SMP guest with clocksource=kvm-clock hangs

steven

New Member
Feb 28, 2012
4
0
1
Hi, I've been trying to find more info on this on the forum, but nothing exactly matches the problem I am seeing. I am running a Debian lenny guest (2.6.26-2-amd64) on a 2 x E5540 server running ProxMox VE.

host# uname -a
Linux mysterix 2.6.32-6-pve #1 SMP Mon Dec 19 06:55:36 CET 2011 x86_64 GNU/Linux

host# pveversion -v
pve-manager: 1.9-26 (pve-manager/1.9/6567)
running kernel: 2.6.32-6-pve
proxmox-ve-2.6.32: 1.9-55+ovzfix-2
pve-kernel-2.6.32-4-pve: 2.6.32-33
pve-kernel-2.6.32-6-pve: 2.6.32-55+ovzfix-1
pve-kernel-2.6.32-7-pve: 2.6.32-55+ovzfix-2
qemu-server: 1.1-32
pve-firmware: 1.0-15
libpve-storage-perl: 1.0-19
vncterm: 0.9-2
vzctl: 3.0.29-3pve1
vzdump: 1.2-16
vzprocps: 2.0.11-2
vzquota: 3.0.11-1
pve-qemu-kvm: 0.15.0-2
ksm-control-daemon: 1.0-6

VM configuration (/etc/qemu-server/205.conf):

name: lenny-guest
ide2: cdrom,media=cdrom
bootdisk: virtio0
args: -serial unix:/var/run/qemu-server/205.serial,server,nowait
ostype: l26
memory: 4096
sockets: 2
onboot: 0
cores: 1
virtio0: local:205/vm-205-disk-1.qcow2
vlan0: virtio=DA:65:DD:37:3A:DF

When I start the lenny-guest VM, it seems to come up fine, but after a few minutes (15 at the most) it stops responding. The corresponding "kvm" process on the host uses 100% CPU (well, it's using two cores, so a little over 100% :-)). When I start the VM with only one VCPU, there's no problem.

The same VM (both as SMP and single CPU) is working on another host, an (ancient) Ubuntu 9.10 (2.6.31-19-server) installation on identical hardware (2 x E5540), so I figured it must be something in the host/guest interaction.

I tried various options to fix this, including changing the disk driver from "virtio" to "ide" or "scsi", and the network driver from "virtio" to "e1000", "rtl1389", etc. Nothing helped, until I hit on the clocksource kernel parameter.

Both hosts have clocksource "tsc", which is fine, and the guest settles on "kvm-clock" as its clocksource on both hosts. However, in one instance (ProxMox VE) it hangs, in the other it doesn't.

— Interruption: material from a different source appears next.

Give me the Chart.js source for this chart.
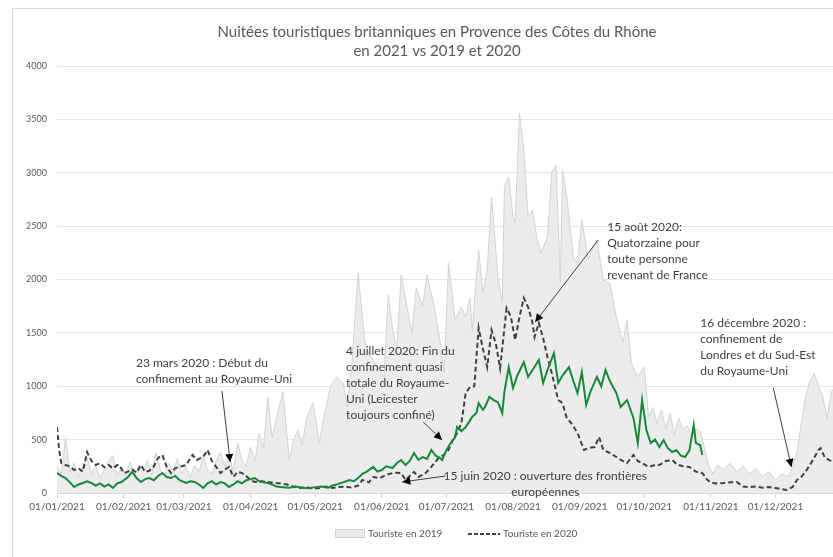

I then tried to start the VM with two VCPUs on the ProxMox VE host with each of the supported clocksources in the guest and testing clock skew with repeated, periodic "ntpdate -d" runs:



  • kvm-clock
Hangs soon after boot.

  • hpet
Stable O/S, clock skew between -0.039 and 0.068 msec (0.107ms band).

  • acpi_pm
Stable O/S, clock skew between 0.002 and 0.071 msec (0.069ms band).

  • jiffies
Stable O/S, clock skew between 0.426 and 1.312 msec (0.886ms band).

  • tsc
Stable O/S, clock skew between 0.003 and 0.354 msec (0.351 band).
More worrying is that it was growing larger and larger, whereas the other clocksources were sort of oscillating between the two extremes.

So, for now, I've settled on "divider=10 clocksource=acpi_pm" as my life saver for SMP guests.

I'm curious if other people have run into the same problem. If so, did you find a similar solution or something radically different?

Am I correct in assuming that the "kvm-clock" clocksource in newer kernels is not exactly stable?

-- Steven
 
use a 2.6.32 kernel for your Lenny guests and try again. a lot of users report several problems and crashed with the default 2.6.26 lenny kernel.
 
use a 2.6.32 kernel for your Lenny guests and try again. a lot of users report several problems and crashed with the default 2.6.26 lenny kernel.

Thanks, will give that a try. I suspected the host O/S as the obvious source of the problem because the exact same guest is running stable on a different host kernel on the exact same hardware.